Here, simpler, more robust methods like Adam, which are built from the ground up for noisy environments, tend to perform better. Adam doesn't try to approximate second-order curvature; instead, it uses moving averages of the gradient and its square to adapt the learning rate for each parameter individually. It trades the promise of rapid convergence on a smooth problem for robustness on a noisy one. This teaches us that there is no universally "best" optimizer; the right choice depends critically on the nature of the problem landscape.

A Deeper Unity: The Bayesian Connection

Finally, we arrive at a truly profound insight. Is there a deeper meaning to the "minimal change" philosophy that underpins methods like BFGS? The field of probabilistic numerics offers a stunning answer: the BFGS update can be interpreted as a form of Bayesian inference.

Imagine the inverse Hessian is not a fixed quantity to be approximated, but a random variable about which we have a state of belief.

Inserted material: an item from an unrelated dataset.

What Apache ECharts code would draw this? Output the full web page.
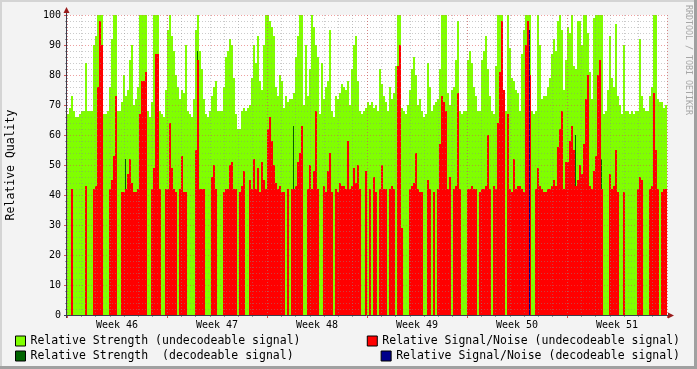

Our current approximation, $H_k$ , represents the mean of our prior belief. When we take a step and observe the resulting gradient change, the secant condition acts as new, noise-free data. We can then use Bayes' theorem to update our belief. The new "best estimate" for the Hessian, the one that maximizes the posterior probability (the MAP estimate), turns out to be exactly the matrix given by the BFGS formula!

This reframes the entire enterprise. A quasi-Newton update is not just a clever numerical trick. It is a rational process of updating our model of the world in light of new evidence. The secant condition is the conduit through which information flows, refining our understanding of the landscape we seek to navigate. From this perspective, a simple iterative formula is elevated to a principle of learning, revealing a beautiful and unexpected unity between numerical optimization and the fundamentals of inference.